Mais les chaînes de télévision, du moins au Japon, font appel à un doublage d’une
bonne qualité, notamment pour les films français et américains du moins ;
- l’Afrique en plus de ses multiples langues et dialectes dispose d’un
héritage (le seul bon peut être) de la colonisation. Le fait d’avoir une
large population bilingue ce qui permet
de passer un film en version française, anglaise ou sous-titrée dans l’une de
ces deux langues. Cela réduit amplement
le coût des distributeurs ;
- pour l’Europe, la poire est coupée en deux. D’un côté l’Europe de l’Ouest
est très souvent adepte du doublage. Pour les films américains, une meilleure
qualité de doublage est perceptible pour l’Espagne ; les films européens sont
comme en France soit de qualité moyenne soit sous-titrés ;
- l’Europe de l’Est pourrait faire figure de mauvais élève du monde. Avec soit un doublage totalement ridicule, soit un sous-titrage pas toujours très clair qui est plus proche d’une version pour malvoyant. Le pire est peut-être le fait d’avoir le film en VO avec en voix off une à deux voix pour traduire l’intégralité du film. Voir Les Feux de l’amour en version tchèque est plus comique qu’en version française. Seul l’Autriche et la Hongrie relèvent le niveau en diffusant intégralement en VO sous-titrée ou en version allemande.

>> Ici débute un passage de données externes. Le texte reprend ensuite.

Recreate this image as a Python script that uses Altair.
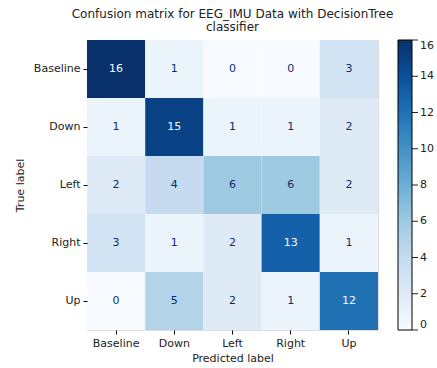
import altair as alt
import pandas as pd

labels = ["Baseline", "Down", "Left", "Right", "Up"]
matrix = [
    [16, 1, 0, 0, 3],
    [1, 15, 1, 1, 2],
    [2, 4, 6, 6, 2],
    [3, 1, 2, 13, 1],
    [0, 5, 2, 1, 12],
]
legend_ticks = [0, 2, 4, 6, 8, 10, 12, 14, 16]
blues = ['#f7fbff', '#deebf7', '#c6dbef', '#9ecae1', '#6baed6',
         '#4292c6', '#2171b5', '#08519c', '#08306b']

rows = []
for i, t in enumerate(labels):
    for j, p in enumerate(labels):
        rows.append({"true": t, "pred": p, "count": matrix[i][j]})
df = pd.DataFrame(rows)
ticks_df = pd.DataFrame({"tick": legend_ticks})

FONT = "DejaVu Sans"

x = alt.X("pred:N", sort=labels, title="Predicted label",
          scale=alt.Scale(paddingInner=0, paddingOuter=0),
          axis=alt.Axis(labelAngle=0, labelFontSize=11, titleFontSize=11,
                        labelFont=FONT, titleFont=FONT, tickSize=4,
                        tickColor="black", domain=False, labelColor="#222",
                        titleColor="#222", labelPadding=3, titlePadding=4,
                        titleFontWeight="normal"))
y = alt.Y("true:N", sort=labels, title="True label",
          scale=alt.Scale(paddingInner=0, paddingOuter=0),
          axis=alt.Axis(labelFontSize=11, titleFontSize=11, labelFont=FONT,
                        titleFont=FONT, tickSize=4, tickColor="black",
                        domain=False, labelColor="#222", titleColor="#222",
                        labelPadding=3, titlePadding=8,
                        titleFontWeight="normal"))

heat = alt.Chart(df).mark_rect().encode(
    x=x, y=y,
    color=alt.Color("count:Q",
                    scale=alt.Scale(domain=legend_ticks, range=blues,
                                    interpolate="rgb"),
                    legend=alt.Legend(title=None, orient="none",
                                      legendX=311, legendY=0,
                                      direction="vertical",
                                      gradientLength=290,
                                      gradientThickness=14,
                                      gradientStrokeColor="black",
                                      gradientStrokeWidth=1,
                                      values=legend_ticks,
                                      labelFontSize=11, labelFont=FONT,
                                      labelColor="#222", labelOffset=8)),
)

text = alt.Chart(df).mark_text(font=FONT, fontSize=11).encode(
    x=alt.X("pred:N", sort=labels),
    y=alt.Y("true:N", sort=labels),
    text="count:Q",
    color=alt.condition(alt.datum.count > 8, alt.value("#f7fbff"),
                        alt.value("#08306b")),
)

matrix_layer = alt.layer(heat, text)

tick_marks = alt.Chart(ticks_df).mark_rule(
    color="#222", strokeWidth=1, orient="horizontal", clip=False
).encode(
    y=alt.Y("tick:Q", scale=alt.Scale(domain=[0, 16], nice=False, zero=True),
            axis=None),
    x=alt.value(325),
    x2=alt.value(331),
)

chart = alt.layer(matrix_layer, tick_marks).resolve_scale(y="independent").properties(
    width=291, height=290,
    title=alt.Title(["Confusion matrix for EEG_IMU Data with DecisionTree",
                     "classifier"],
                    font=FONT, fontSize=12, fontWeight="normal",
                    color="#222", anchor="middle", offset=6, lineHeight=13),
    autosize=alt.AutoSizeParams(type="none"),
    padding={"left": 87, "top": 40, "right": 59, "bottom": 38},
).configure_view(stroke="black", strokeWidth=1).configure(background="white")

chart.save("out.html", embed_options={"renderer": "svg", "actions": False})
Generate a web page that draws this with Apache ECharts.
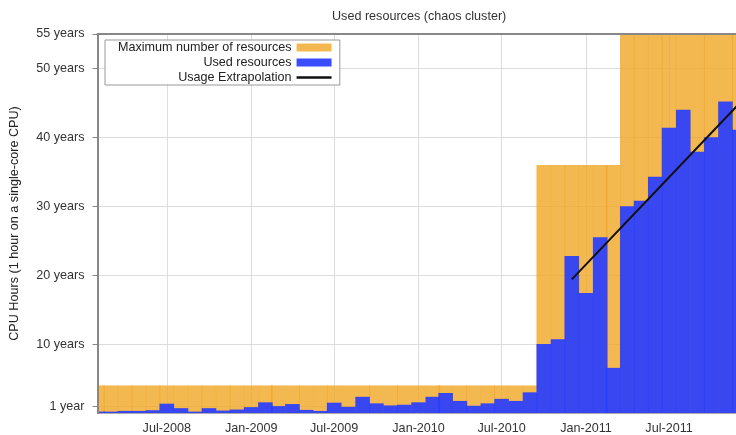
<!DOCTYPE html>
<html>
<head>
<meta charset="utf-8">
<style>
  html, body { margin: 0; padding: 0; background: #fff; }
  #chart { width: 736px; height: 435px; }
</style>
<script src="https://cdn.jsdelivr.net/npm/echarts@6/dist/echarts.min.js"></script>
</head>
<body>
<div id="chart"></div>
<script>
// one bar per month, centred on the 1st of the month
const months = [
  '2008-02', '2008-03', '2008-04', '2008-05', '2008-06', '2008-07', '2008-08', '2008-09', '2008-10', '2008-11', '2008-12',
  '2009-01', '2009-02', '2009-03', '2009-04', '2009-05', '2009-06', '2009-07', '2009-08', '2009-09', '2009-10', '2009-11', '2009-12',
  '2010-01', '2010-02', '2010-03', '2010-04', '2010-05', '2010-06', '2010-07', '2010-08', '2010-09', '2010-10', '2010-11', '2010-12',
  '2011-01', '2011-02', '2011-03', '2011-04', '2011-05', '2011-06', '2011-07', '2011-08', '2011-09', '2011-10', '2011-11', '2011-12'
]
const maxResources = [
  4, 4, 4, 4, 4, 4, 4, 4, 4, 4, 4,
  4, 4, 4, 4, 4, 4, 4, 4, 4, 4, 4, 4,
  4, 4, 4, 4, 4, 4, 4, 4, 4, 36, 36, 36,
  36, 36, 36, 55, 55, 55, 55, 55, 55, 55, 55, 55
]
const usedResources = [
  0.2, 0.2, 0.3, 0.3, 0.4, 1.35, 0.7, 0.2, 0.7, 0.35, 0.5,
  0.85, 1.55, 1.0, 1.3, 0.45, 0.3, 1.5, 0.9, 2.35, 1.4, 1.1, 1.2,
  1.55, 2.35, 2.9, 1.75, 1.05, 1.4, 2.05, 1.75, 3.0, 10.0, 10.7, 22.8,
  17.4, 25.5, 6.55, 30.0, 30.8, 34.3, 41.4, 44.0, 37.9, 40.0, 45.2, 41.1
]
const extrapolationMonths = ['2010-12', '2011-12']
const extrapolationValues = [19.4, 44.9]

const yTicks = [1, 10, 20, 30, 40, 50, 55]
const xTickMonths = ['2008-07', '2009-01', '2009-07', '2010-01', '2010-07', '2011-01', '2011-07']
const monthNames = ['Jan', 'Feb', 'Mar', 'Apr', 'May', 'Jun', 'Jul', 'Aug', 'Sep', 'Oct', 'Nov', 'Dec']
// visible date range (the picture is cut off on the right)
const axisStart = '2008-02-01'
const axisEnd = '2011-11-24'

const fontFamily = '"Liberation Sans", Arial, Helvetica, sans-serif'
const fontSize = 12.6

function toTime(s) {
  const p = s.split('-')
  return new Date(+p[0], +p[1] - 1, p[2] ? +p[2] : 1).getTime()
}

const xMin = toTime(axisStart)
const xMax = toTime(axisEnd)
const xTicks = xTickMonths.map(toTime)

const chart = echarts.init(document.getElementById('chart'))

chart.setOption({
  animation: false,
  title: {
    text: 'Used resources (chaos cluster)',
    left: 327,
    top: 5,
    textStyle: { fontSize, fontWeight: 'normal', color: '#333', fontFamily }
  },
  legend: {
    orient: 'vertical',
    left: 105,
    top: 40,
    align: 'right',
    itemWidth: 35,
    itemHeight: 8,
    itemGap: 2,
    padding: [1, 7, 1, 13],
    borderColor: '#999',
    borderWidth: 1,
    backgroundColor: '#fff',
    textStyle: { fontSize, color: '#222', fontFamily },
    data: [
      { name: 'Maximum number of resources', icon: 'rect' },
      { name: 'Used resources', icon: 'rect' },
      { name: 'Usage Extrapolation', itemStyle: { opacity: 0 }, lineStyle: { width: 2.5 } }
    ]
  },
  // the first bar sits on the axis start: hide the half that hangs left of the axis
  graphic: [{
    type: 'rect',
    z: 10,
    shape: { x: 86, y: 370, width: 11, height: 45 },
    style: { fill: '#fff' }
  }],
  grid: {
    left: 97.5,
    right: 0,
    top: 34,
    bottom: 21.5
  },
  xAxis: [{
    // dates as timestamps on a plain value axis
    type: 'value',
    min: xMin,
    max: xMax,
    axisLine: { lineStyle: { color: '#aaa', width: 1 } },
    axisTick: { show: true, length: 0, customValues: xTicks },
    axisLabel: {
      customValues: xTicks,
      color: '#333',
      fontSize,
      fontFamily,
      margin: 9,
      formatter: function (v) {
        const d = new Date(v)
        return monthNames[d.getMonth()] + '-' + d.getFullYear()
      }
    },
    splitLine: { show: true, lineStyle: { color: '#ddd', width: 1 } }
  }, {
    // top frame line, drawn over the bars
    type: 'value',
    position: 'top',
    z: 20,
    min: xMin,
    max: xMax,
    axisLine: { onZero: false, lineStyle: { color: '#888', width: 2 } },
    axisTick: { show: false },
    axisLabel: { show: false },
    splitLine: { show: false }
  }],
  yAxis: [{
    // grid lines only, below the bars
    type: 'value',
    min: 0,
    max: 55,
    axisLine: { show: false },
    axisTick: { show: false, customValues: yTicks },
    axisLabel: { show: false, customValues: yTicks },
    splitLine: { show: true, lineStyle: { color: '#ddd', width: 1 } }
  }, {
    // axis line, ticks and labels, above the mask
    type: 'value',
    position: 'left',
    z: 20,
    min: 0,
    max: 55,
    name: 'CPU Hours (1 hour on a single-core CPU)',
    nameLocation: 'middle',
    nameGap: 76,
    nameTextStyle: { fontSize, color: '#222', fontFamily },
    axisLine: { show: true, onZero: false, lineStyle: { color: '#888', width: 2 } },
    axisTick: { show: true, length: 5, customValues: yTicks, lineStyle: { color: '#888' } },
    axisLabel: {
      customValues: yTicks,
      color: '#333',
      fontSize,
      fontFamily,
      margin: 13,
      formatter: v => (v === 1 ? '1 year' : v + ' years')
    },
    splitLine: { show: false }
  }],
  series: [{
    name: 'Maximum number of resources',
    type: 'bar',
    barWidth: 14.6,
    barGap: '-100%',
    itemStyle: { color: 'rgba(240,168,40,0.82)' },
    data: months.map((m, i) => [toTime(m), maxResources[i]])
  }, {
    name: 'Used resources',
    type: 'bar',
    barWidth: 14.6,
    barGap: '-100%',
    itemStyle: { color: 'rgba(40,62,255,0.92)' },
    data: months.map((m, i) => [toTime(m), usedResources[i]])
  }, {
    name: 'Usage Extrapolation',
    type: 'line',
    clip: true,
    symbol: 'none',
    color: '#111',
    lineStyle: { color: '#111', width: 2 },
    data: extrapolationMonths.map((m, i) => [toTime(m), extrapolationValues[i]])
  }]
})
</script>
</body>
</html>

Voilà une constatation, mais il faut voir avant tout que si l’on voit un film c’est aussi pour l’histoire, la musique où les décors. L’important, c’est d’apprécier peu importe l’emballage.
Pour écrire cet article, j’ai volontairement omis les films pornographiques et érotiques, car la qualité de doublage est toujours médiocre. Et, il faut bien l’admettre, ce n’est pas ce qu’on regarde le plus.